Spending Hard-earned Resources Amidst Uncertainty, Poor Economic Outlook
DESPITE the enthusiasm, some stakeholders believe that there is no wisdom in the continued search for hydrocarbon resources, considering that over $3b has already been expended on the project without making any commercial find.

Currently, the nation’s economy is choked by a total debt profile of N24.387t. The country’s refineries are in a shambles, needing subsidy, which deprived the economy of N10 trillion between 2006 and 2018. The developments have already pushed the number of poor Nigerians to 91 million, while unemployment figure settles at 20.9 million.

While the sector is currently seeking leeways for investment in the face of regulatory challenges, which continue to push investment opportunities to other destination, the project is coming at a time when the country is struggling to finance joint venture agreements, where the nation is already indebted to the tune of about $4b.

The continuous push is equally coming despite the lack of support from the IOCs, when the campaign for global shift from fossil fuel to renewable energy is on the increase, and there has been a loss of interest in encouraging production of already discovered reserves.

Senator representing Kaduna-Central Senatorial District Shehu Sani, during a visit of members of the Kaduna State Students’ Union to his office in Kaduna, alleged that “past leaders have amassed wealth through this venture,” and instead called on Buhari to investigate the over $3b already spent on the project.

Prof. Jerry Gana, in 2013, while serving as chairman of the Northern Nigeria Economic Summit, disclosed that N27b was spent on oil and gas exploration in the Lake Chad Basin at that time with additional $340m budgeted.

National Petroleum Professorial Chair in Oil and Gas Economics at University Of Cape Coast’s Institute for Oil and Gas Studies, Ghana, Wumi Iledare believes it was satisfactory to explore every basin in the country, but timing and cost could be major challenges.

“Funding mechanism may be an issue at this critical period of economic uncertainty in the nation. Usually, government in most cases are risk averse. So, I don’t want to believe government would normally use tax money for a highly stochastic upstream expenditure with a significantly low likelihood of value addition,” said Iledare.

Iledare, who was former President Nigerian Association for Energy Economists (NAEE) added: “At this phase, oil business should be reserved for investors with high risk profile and a large portfolio of assets to absorb failure. I hope we are not chasing the wind even with highly expensive modern technology.”

Earlier, the Executive Director, Civil Society Legislative Advocacy Centre (CISLAC), and Head of Transparency International Nigeria, Auwal Musa had equally described the move as unnecessary and not in the best interest of the country.

Hidden Agenda, Transparency And Wrong Timing
AFTER appraising the prevailing situation, some stakeholders are not convinced that the project is not politically motivated. For them, the move remains a northern agenda and a development, which is coming at the wrong time.
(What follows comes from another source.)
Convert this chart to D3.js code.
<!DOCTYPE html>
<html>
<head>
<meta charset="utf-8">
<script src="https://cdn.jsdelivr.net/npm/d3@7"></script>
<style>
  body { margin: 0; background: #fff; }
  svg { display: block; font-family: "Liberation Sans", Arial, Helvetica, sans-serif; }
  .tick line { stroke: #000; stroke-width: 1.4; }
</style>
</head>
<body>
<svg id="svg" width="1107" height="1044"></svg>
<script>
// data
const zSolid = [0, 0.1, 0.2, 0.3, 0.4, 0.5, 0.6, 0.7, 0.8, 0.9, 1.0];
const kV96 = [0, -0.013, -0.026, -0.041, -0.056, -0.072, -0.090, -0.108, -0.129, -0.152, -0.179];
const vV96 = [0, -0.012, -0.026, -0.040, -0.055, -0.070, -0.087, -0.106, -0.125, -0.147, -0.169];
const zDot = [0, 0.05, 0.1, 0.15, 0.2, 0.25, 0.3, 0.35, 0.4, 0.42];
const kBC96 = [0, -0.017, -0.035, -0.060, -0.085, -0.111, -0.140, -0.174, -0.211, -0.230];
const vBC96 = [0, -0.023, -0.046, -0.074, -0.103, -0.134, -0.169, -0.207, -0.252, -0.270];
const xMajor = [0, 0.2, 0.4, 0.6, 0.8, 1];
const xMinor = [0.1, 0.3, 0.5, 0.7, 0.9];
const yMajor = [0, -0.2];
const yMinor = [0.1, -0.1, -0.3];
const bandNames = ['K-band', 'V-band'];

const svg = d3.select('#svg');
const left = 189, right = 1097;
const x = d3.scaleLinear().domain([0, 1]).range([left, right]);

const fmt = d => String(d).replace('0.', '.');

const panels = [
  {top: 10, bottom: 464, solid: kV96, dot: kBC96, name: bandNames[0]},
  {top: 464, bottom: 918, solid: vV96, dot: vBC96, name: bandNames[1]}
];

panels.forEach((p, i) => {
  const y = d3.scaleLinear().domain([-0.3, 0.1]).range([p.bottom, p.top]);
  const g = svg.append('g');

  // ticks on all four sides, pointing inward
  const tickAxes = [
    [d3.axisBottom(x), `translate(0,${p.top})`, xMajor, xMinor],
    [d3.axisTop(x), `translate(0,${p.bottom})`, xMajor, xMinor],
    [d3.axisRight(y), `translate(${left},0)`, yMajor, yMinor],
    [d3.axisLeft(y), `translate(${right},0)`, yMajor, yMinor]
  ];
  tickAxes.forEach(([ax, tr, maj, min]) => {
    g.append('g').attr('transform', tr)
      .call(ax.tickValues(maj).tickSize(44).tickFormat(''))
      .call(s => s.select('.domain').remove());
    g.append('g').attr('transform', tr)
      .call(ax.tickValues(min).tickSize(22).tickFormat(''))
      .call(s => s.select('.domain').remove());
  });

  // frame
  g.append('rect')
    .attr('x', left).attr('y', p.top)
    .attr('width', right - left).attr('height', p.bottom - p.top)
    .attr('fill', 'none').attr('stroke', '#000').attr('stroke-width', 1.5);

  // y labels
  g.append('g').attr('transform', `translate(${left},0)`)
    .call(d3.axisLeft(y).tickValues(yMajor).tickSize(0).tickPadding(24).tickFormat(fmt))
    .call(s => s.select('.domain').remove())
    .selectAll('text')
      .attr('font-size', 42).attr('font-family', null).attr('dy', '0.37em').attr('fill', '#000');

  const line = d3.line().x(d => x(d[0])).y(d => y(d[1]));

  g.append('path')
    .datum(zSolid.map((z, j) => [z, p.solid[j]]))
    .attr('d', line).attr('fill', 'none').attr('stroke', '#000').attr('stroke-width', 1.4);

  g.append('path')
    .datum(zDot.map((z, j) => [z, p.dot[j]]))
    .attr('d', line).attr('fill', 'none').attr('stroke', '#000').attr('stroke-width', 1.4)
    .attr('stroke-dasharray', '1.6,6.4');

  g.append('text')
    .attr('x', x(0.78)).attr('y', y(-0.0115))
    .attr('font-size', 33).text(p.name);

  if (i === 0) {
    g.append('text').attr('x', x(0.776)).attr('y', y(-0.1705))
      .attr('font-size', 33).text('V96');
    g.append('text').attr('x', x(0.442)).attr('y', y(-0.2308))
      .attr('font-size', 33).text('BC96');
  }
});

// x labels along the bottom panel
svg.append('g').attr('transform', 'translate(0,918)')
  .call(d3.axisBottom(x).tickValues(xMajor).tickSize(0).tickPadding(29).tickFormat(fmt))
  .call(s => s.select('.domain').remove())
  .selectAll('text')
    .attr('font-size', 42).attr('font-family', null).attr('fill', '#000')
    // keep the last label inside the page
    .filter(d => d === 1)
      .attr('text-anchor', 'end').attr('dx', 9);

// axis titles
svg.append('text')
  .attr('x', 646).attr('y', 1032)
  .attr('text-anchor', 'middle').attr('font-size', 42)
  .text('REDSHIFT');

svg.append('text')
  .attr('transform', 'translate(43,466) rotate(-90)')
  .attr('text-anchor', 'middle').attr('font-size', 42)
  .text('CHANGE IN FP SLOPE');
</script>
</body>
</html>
While there are currently seven confirmed basins that are exploitable with different likelihoods of commerciality, the questions most experts like Iledare continue to ask if it makes sense to fund exploration based on economic realities or sentiments.
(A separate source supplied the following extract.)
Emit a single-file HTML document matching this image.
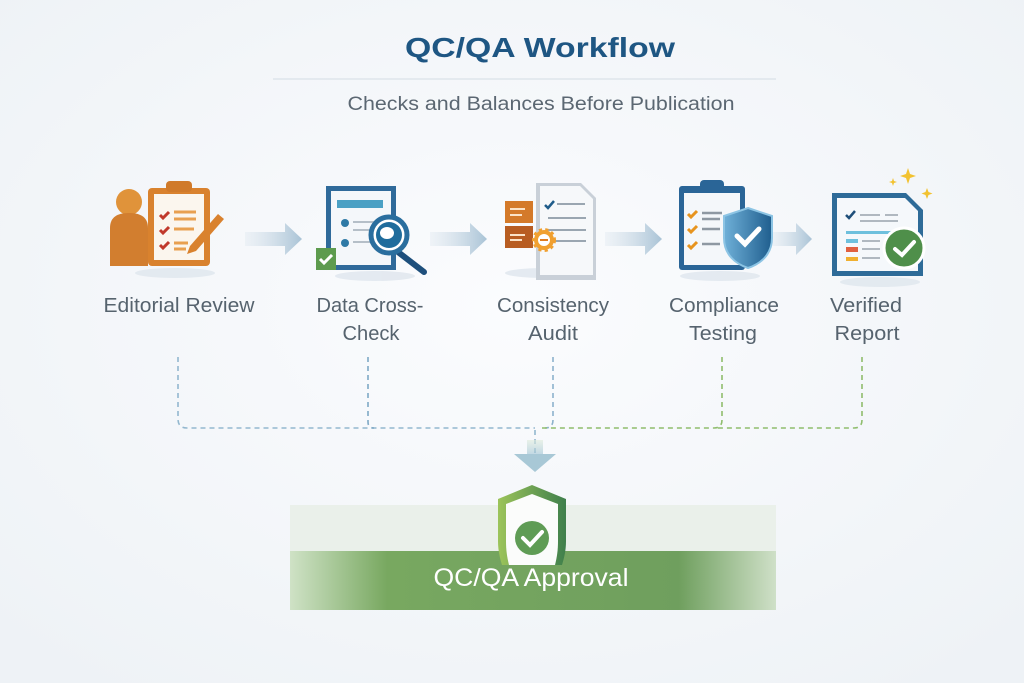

They are also eager to establish if the decision to go to basin A or B is decided on technical merit or approved transparently by the board.

Iledare said: “A competent board accountable to stakeholders- the Nigerian People, will not make decisions that would not add value to its portfolio of assets. Well, in Nigeria, unlike most places that I am familiar with, what ought to be is less likely than what is.”

The scenario playing out is equally blamed on the shortfalls of the Petroleum Act of 1969, which allows the Minister of Petroleum to do and undo, thereby giving priority to a personality-driven petroleum sector policy framework against institutionalised policy.

Furthermore, some stakeholders are of the view that the series of meetings by some northern governors with the NNPC on the issue were sufficient indication that the region is desperate to continue the search.

At some point, the President, governors Ibrahim Gaidam of Yobe; Aminu Waziri Tambuwal of Sokoto, and Abubakar Badaru of Jigawa states were in separate closed-door meetings discussing oil exploration in the region.

Some are also quick to point to the fact that while Buhari was specific on the inland basins in the North, the NNPC mapping intervention did not say what should be done to the other areas. Therefore, restricting the search to an area without talking about areas like Ogun State or Anambra State makes the project look like a northern agenda.

According to the co-founder, Sustainability School, Lagos, and associate lecturer, Centre for Petroleum, Energy Economics and Law (CPEEL), University of Ibadan, Dr. Olufemi Olarewaju, while the chances of oil discovery in the inland basins, especially in the north cannot be ruled out, the current drive appears more political than economic.

He said: “The project appears to be politically motivated and the questions Nigerians should be asking is on the geopolitics of oil. Should we not focus on achieving higher process efficiency in the value chain of proven reserves?”

Musa had also alluded to this when he said: “We should not bring regional politics to everything that can benefit the entire country. The project has not been seen as a national effort to diversify revenue. If it is seen as something meant for national interest, I don’t think there is the need for the Sokoto State governor or anyone to lobby. There are signals that it is going to favour one particular region.”

Cost, Peculiarities Of Location
WHEN compared to drilling in the Niger Delta, the inland basins, especially Gongola Basin has a more difficult geological terrain. The location is equally isolated without necessary infrastructure, therefore the cost of the projects, which have been left in secrecy could be exponentially higher.

The indications were that mobilisation and drilling cost for the projects would be extremely high because the drilling would most likely through older and harder rocks compared to what is obtainable in Niger delta, especially as drilling would go as far as15, 000ft.

Adesanya noted that depth remains an issue that would be determinant in the cost of drilling, as well as the long distance required for moving materials and equipment like rigs to site.

“Also, there are a lot of ancillary things that are needed. Cost of personnel and allowances would be higher than if it were in the Niger Delta. So, there is going to be a big exposure financially. But in having those big exposures, there is also the need for stringent cost control otherwise it could be abused or go overboard.